In a state where people involved in the political process are obsessed with their own egos and press clippings, Alan Rosenthal was the antithesis of that. It was never about him. For him, it was always about the institution of state government and state legislatures—how to make the process work better, and how to bring better people into the process to serve the public in a more meaningful way. I know this sounds a bit grandiose, but in Alan’s case, it’s absolutely true. He always came from a really good place.
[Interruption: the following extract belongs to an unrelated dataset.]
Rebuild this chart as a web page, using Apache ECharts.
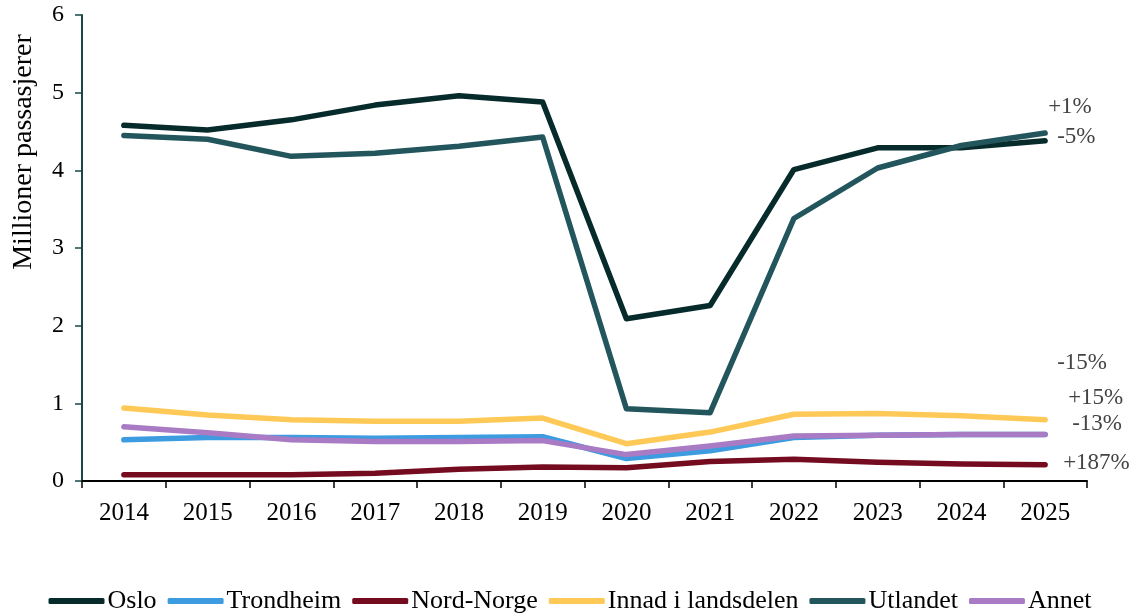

On a personal level, when I was struggling to complete my doctorate at Rutgers, I remember wanting to give up because the dissertation process became too daunting. I met with Alan in his cluttered office. He told me that I had no choice but to keep moving forward, to be practical, to suck it up and get the dissertation done, because in the end, I didn’t want to be known as someone who spent several years in a Ph.D program and then wound up without a Ph.D. He reminded me that my ego would never be able to handle that. Like I said, Alan was always looking out for what was best for his students, and in my case, he was right. Without his guidance and support, I’m not convinced I ever would have finished my doctorate.
But Alan Rosenthal did that for so many others. He was supportive. He always picked up the phone when you called, he listened, he cared, and he was a great friend and mentor. He will be sorely missed by those of us who were lucky enough to have been his students…and his friends.